2015 in experimentation

(This is my annual review of everything I tweeted about AB-testing in 2015)

Experimentation seems so simple and straight forward. It’s doing different things and comparing the outcomes. It’s been around since the old testament. It’s the essence of the scientific method. Babies do it innately.

Still, just Wikipedia’s Design of Experiments page starts unraveling your illusions that this is easy. Colin McFarland from Skyscanner had a great article on common pitfalls in experimentation. Booking.com’s Erin Weigel wrote a very tactical reminder that what you test is your execution, not the concept. (And I also came across Peter Norvig’s Warning signs in Experimental Design and Interpretation this year).

P-values got their usual amount of criticism, of course. One psychology journal banned them. There was this great discussions on false discovery rate and misinterpretation of p-values in the Royal Society Open Science journal (with a more accessible write-up by Felix Schönbrodt). A 100 psychological experiments were replicated with mixed results, which has also been blamed on the p-value (the results, not that they were tested). And that’s just dealing with significant results — here’s all the 509 (and counting) ways people have described their not so significant results in peer-reviewed journal articles.

But in good news for everyone doing online testing, someone finally had the good sense to test the same hypothesis both in the lab and online - with success!

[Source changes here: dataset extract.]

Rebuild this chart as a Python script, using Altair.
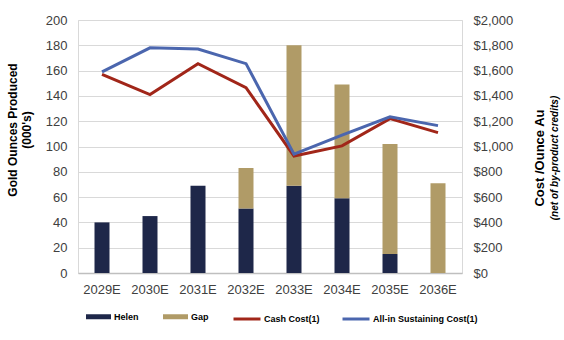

If all that doesn’t make you humble before taking Lukas Vermeer’s “So you think you can test?” challenge, I don’t know what will.

Perhaps this scrutiny is just in time, as the world outside flight and hotel-bookings has not only discovered that they are being experimented on, but are begging us to do it more. The Economist argued for using RCT’s also in policymaking. One of the great advantages with AB-testing is that it takes politics out of business. Can it also take politics out of… politics?

However, a very well-written criticism of big ideas in international development also skewered Kremer’s randomized controlled trial approach to development aid. But the gist of their criticism is basically that Kremer just ran a single experiment and then stuck with the result of that forever (and then it turned out it might not be so replicable either). The article itself advocates exactly the incrementalism which AB-testing is typically criticised for, as the only working solution for bringing countries out of poverty.

Not only saving the world, it’s also how we made what is possibly the best page on the internet.

Someone did find a use for online experimentation that is genuinely good for humanity, though: making online gaming more civil. Meanwhile in the offline world, someone found that making slot machines more human leads to more gambling. The latter having been reviewed by an ethics board, the former not.

The Road to Success is in Small Improvements, as Etsy’s Daniel Schauenberg declared in very big fonts.